In a completely unrolled design, there are no long lines.
The start vector is fed in on the left side, then the calculations percolate down to the right, and at the right a "matching" circuit determines if a "golden nonce" was found. There is no feedback from the right side to the left side.
Thus, while I do think that Bitfury's approach is EASIER (as one only has to worry about a few hundred wires and their associated delays, and not tens of thousands), I fail to see why it is inherently faster. I don't think it is inherently faster.
Maybe the Xilinx router goofs up wires that would be short and local and sends them the long way like a crooked cab driver an out-of-town tourist. But, to reiterate, a fully unrolled miner does not involve a feedback from the right side to the left side.
TheSeven said correctly - Spartan routing resources are ugly. no handy BENTQUADs etc.... plus 50% of Slices.X. adds up problems. With Artix my highest expectation 2x Spartan.... but I am afraid to make such predictions, because I've heard that on 28-nm chips there's even more problems with power distribution..... Do not want to make again troubles, like having estimation of 500 Mh/s per chip, then target of 400 Mh/s and finishing with 300 Mh/s.

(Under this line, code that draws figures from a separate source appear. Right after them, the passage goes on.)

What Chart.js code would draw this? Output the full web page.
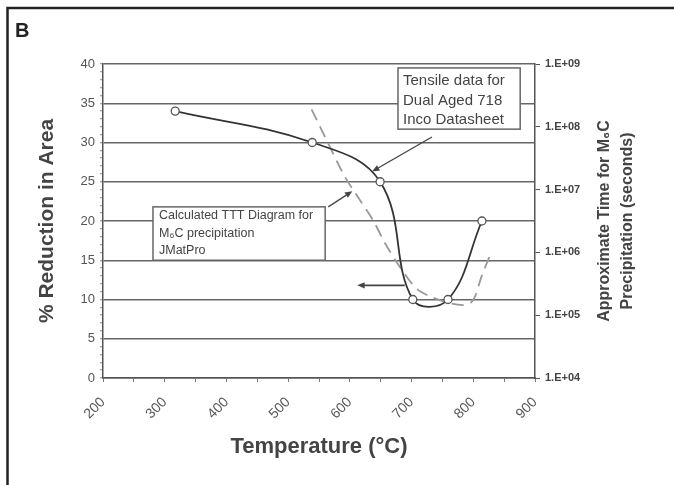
<!DOCTYPE html>
<html>
<head>
<meta charset="utf-8">
<title>Reduction in Area vs Temperature</title>
<script src="https://cdn.jsdelivr.net/npm/chart.js@4.4.1/dist/chart.umd.min.js"></script>
<style>
    body { margin: 0; background: #fff; }
    #wrap { position: relative; width: 674px; height: 485px; }
</style>
</head>
<body>
<div id="wrap"><canvas id="chart"></canvas></div>
<script>
// Tensile data for dual aged 718 (left axis, % reduction in area).
const tensileTemps = [317, 539, 649, 702, 759, 814];
const reductionInArea = [34, 30, 25, 10, 10, 20];

// Calculated TTT curve, JMatPro (right axis, seconds).
const tttTemps = [538, 568, 592, 612, 638, 657, 683, 709, 735, 762, 783, 795, 803, 814, 827];
const tttTimes = [1.9e8, 4.7e7, 1.6e7, 7.9e6, 3.2e6, 1.4e6, 5.5e5, 2.6e5, 1.9e5, 1.55e5, 1.45e5, 1.55e5, 2.0e5, 4.3e5, 8.9e5];

// Decades shown on the right axis.
const timeTicks = [1e4, 1e5, 1e6, 1e7, 1e8, 1e9];

const FONT = "'Liberation Sans', Arial, sans-serif";

/**
 * Draws a line with a small filled arrow head at (x2, y2).
 */
function arrow(ctx, x1, y1, x2, y2) {
    const a = Math.atan2(y2 - y1, x2 - x1);
    const len = 8;
    ctx.beginPath();
    ctx.moveTo(x1, y1);
    ctx.lineTo(x2 - Math.cos(a) * 4, y2 - Math.sin(a) * 4);
    ctx.stroke();
    ctx.beginPath();
    ctx.moveTo(x2, y2);
    ctx.lineTo(x2 - len * Math.cos(a - 0.4), y2 - len * Math.sin(a - 0.4));
    ctx.lineTo(x2 - len * Math.cos(a + 0.4), y2 - len * Math.sin(a + 0.4));
    ctx.closePath();
    ctx.fill();
}

/**
 * White box with a grey border and some lines of text.
 */
function textBox(ctx, x0, y0, x1, y1, lines, size, gap, pad, first) {
    ctx.fillStyle = "#fff";
    ctx.fillRect(x0, y0, x1 - x0, y1 - y0);
    ctx.strokeStyle = "#666";
    ctx.lineWidth = 1.5;
    ctx.strokeRect(x0, y0, x1 - x0, y1 - y0);
    ctx.fillStyle = "#444";
    ctx.font = size + "px " + FONT;
    ctx.textAlign = "left";
    ctx.textBaseline = "middle";
    lines.forEach((line, i) => {
        ctx.fillText(line, x0 + pad, y0 + first + i * gap);
    });
}

const annotations = {
    id: "annotations",
    afterDraw(chart) {
        const { ctx, chartArea, scales: { x, y } } = chart;
        const px = (t) => x.getPixelForValue(t);
        const py = (v) => y.getPixelForValue(v);
        ctx.save();

        // frame round the figure
        ctx.strokeStyle = "#222";
        ctx.lineWidth = 2.5;
        ctx.beginPath();
        ctx.moveTo(7.5, 485);
        ctx.lineTo(7.5, 8);
        ctx.lineTo(674, 8);
        ctx.stroke();

        // panel letter
        ctx.fillStyle = "#222";
        ctx.font = "bold 20px " + FONT;
        ctx.textAlign = "left";
        ctx.textBaseline = "alphabetic";
        ctx.fillText("B", 15, 37);

        // right axis title, reads bottom to top
        ctx.save();
        ctx.translate(chartArea.right + 81, (chartArea.top + chartArea.bottom) / 2);
        ctx.rotate(-Math.PI / 2);
        ctx.fillStyle = "#444";
        ctx.font = "bold 16px " + FONT;
        ctx.textAlign = "center";
        ctx.textBaseline = "middle";
        ctx.fillText("Approximate Time for M\u2086C", 0, -11);
        ctx.fillText("Precipitation (seconds)", 0, 12);
        ctx.restore();

        // callout boxes
        textBox(ctx, px(678), py(39.5), px(876), py(31.7),
            ["Tensile data for", "Dual Aged 718", "Inco Datasheet"], 15, 19.5, 5, 13);
        textBox(ctx, px(281), py(21.8), px(560), py(15.0),
            ["Calculated TTT Diagram for", "M\u2086C precipitation", "JMatPro"], 12.5, 17.5, 6, 9);

        // arrows
        ctx.strokeStyle = "#444";
        ctx.fillStyle = "#444";
        ctx.lineWidth = 1.3;
        arrow(ctx, px(733), py(30.7), px(636), py(26.3));
        arrow(ctx, px(565), py(21.8), px(604), py(23.8));
        ctx.lineWidth = 1.8;
        arrow(ctx, px(689), py(11.8), px(612), py(11.8));
        ctx.restore();
    },
};

const config = {
    type: "scatter",
    data: {
        datasets: [
            {
                label: "Tensile data",
                data: tensileTemps.map((t, i) => ({ x: t, y: reductionInArea[i] })),
                yAxisID: "y",
                showLine: true,
                tension: 0.4,
                borderColor: "#333",
                borderWidth: 1.8,
                pointRadius: 4,
                pointBorderWidth: 1.3,
                pointBorderColor: "#555",
                pointBackgroundColor: "#fff",
            },
            {
                label: "TTT",
                data: tttTemps.map((t, i) => ({ x: t, y: tttTimes[i] })),
                yAxisID: "y2",
                showLine: true,
                tension: 0.3,
                borderColor: "#999",
                borderWidth: 1.8,
                borderDash: [12, 7],
                pointRadius: 0,
            },
        ],
    },
    options: {
        responsive: true,
        maintainAspectRatio: false,
        animation: false,
        layout: { padding: { top: 64, left: 0, right: 0, bottom: 0 } },
        plugins: {
            legend: { display: false },
            tooltip: { enabled: false },
        },
        scales: {
            x: {
                type: "linear",
                min: 200,
                max: 900,
                afterFit: (s) => { s.height = 107; },
                ticks: {
                    stepSize: 50,
                    autoSkip: false,
                    minRotation: 45,
                    maxRotation: 45,
                    callback: (v) => (v % 100 === 0 ? v : ""),
                    color: "#555",
                    font: { family: FONT, size: 14 },
                    padding: 12,
                },
                grid: { drawOnChartArea: false, tickLength: 4, color: "#777" },
                border: { color: "#555", width: 1.5 },
                title: {
                    display: true,
                    text: "Temperature (°C)",
                    color: "#444",
                    font: { family: FONT, size: 22, weight: "bold" },
                    padding: { top: 0, bottom: 25 },
                },
            },
            y: {
                position: "left",
                min: 0,
                max: 40,
                afterFit: (s) => { s.width = 103; },
                ticks: {
                    stepSize: 1,
                    autoSkip: false,
                    callback: (v) => (v % 5 === 0 ? v : ""),
                    color: "#555",
                    font: { family: FONT, size: 13 },
                    padding: 5,
                },
                grid: {
                    color: (c) => (c.tick && c.tick.value % 5 === 0 ? "#666" : "rgba(0,0,0,0)"),
                    lineWidth: 1.5,
                    tickColor: "#888",
                    tickWidth: 1,
                    tickLength: 3,
                },
                border: { color: "#555", width: 1.5 },
                title: {
                    display: true,
                    text: "% Reduction in Area",
                    color: "#444",
                    font: { family: FONT, size: 21, weight: "bold" },
                    padding: { top: 35, bottom: 0 },
                },
            },
            y2: {
                type: "logarithmic",
                position: "right",
                min: 1e4,
                max: 1e9,
                afterFit: (s) => { s.width = 139; },
                afterBuildTicks: (s) => { s.ticks = timeTicks.map((v) => ({ value: v })); },
                ticks: {
                    callback: (v) => "1.E+" + String(Math.round(Math.log10(v))).padStart(2, "0"),
                    color: "#444",
                    font: { family: FONT, size: 11, weight: "bold" },
                    padding: 5,
                },
                grid: { drawOnChartArea: false, tickLength: 5, color: "#555" },
                border: { color: "#555", width: 1.5 },
            },
        },
    },
    plugins: [annotations],
};

new Chart(document.getElementById("chart"), config);
</script>
</body>
</html>
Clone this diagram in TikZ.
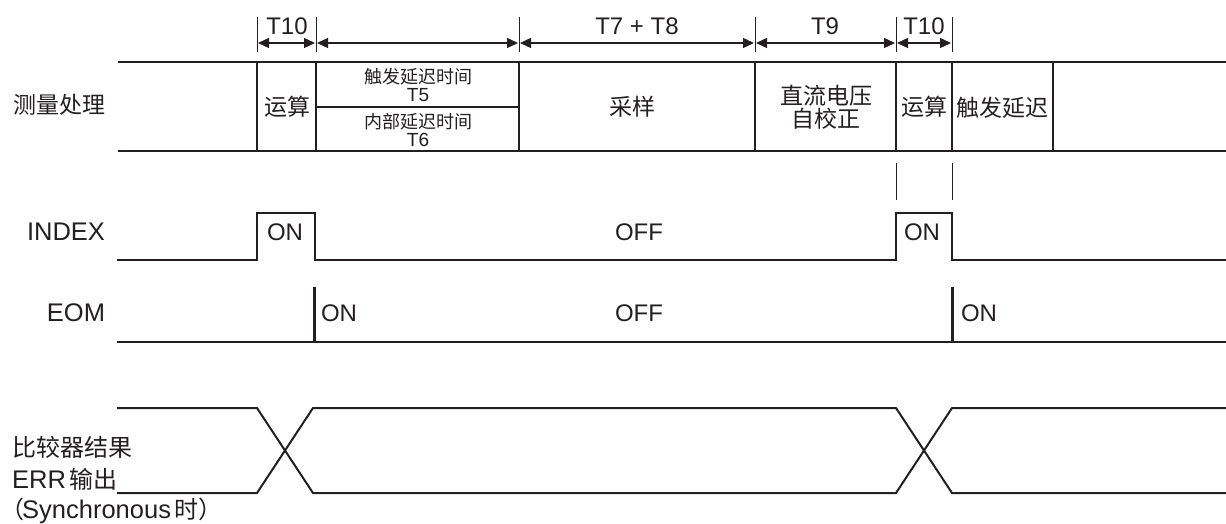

About "there's no long lines" - I've already commented, but will try to draw it, where epic fail for parallel expander is exactly....
say computing w0+w1 and feeding to w9:
---+---------------------------------
---+---------------------------------
---+--------------------------------
---+-------------------------------
---+------------------------------
---+-----------------------------
---+----------------------------
---+----------------------------
---+---------------------------
w0 w1 w2 w3 w4 w5 w6 w7 w8 w9 w10 w11 w12 w13 w14 w15 w16
How many wires ? biggest cross-section just for that ? 9x32 bits :-)
The same happens when pushing w9 to w16... and w14 to w16...
Lazy to calculate - but near 512 bits cross-section...
And in Spartan-6 there's difficult to pass more than 256-bit cross-section in 8 slices height long-way (there's
32 QUAD routes per each switch - so 256-bits would use QUAD routes in horizontal case for 8 slices height).
Then what will happen - it will go to DOUBLE route, and will go wide outside of your round expander area slowing
down interconnect for other parts of design....
I've started with that :-( Plus it is a question how this design would survive reality that sha256 is VERY TOUGH TEST for bit error rates. even small infrequent errors are amplified by avalanche effect through rounds.
with unrolled rounds however it is true - no problem there - it works like charm... unrolled design is also more compact than rolled one.... and rolled design within 240 slices is very difficult... even 248 would be easier. as in 240 I had to fight for each register, and reuse parts of logics to do other things.... in my design rounds only looks similar, but in reality there's 3 kinds of rounds with special cases. and they are different.
PS. You've answered before I written post... Anyway I think this will be helpful for those who try with parallel rounds... With ASICs it will do same mess BTW
lots of wires for round expander
+ lots of clock problems.
PPS. So getting quick and dense parallel design is tough task - that's why I respect this work!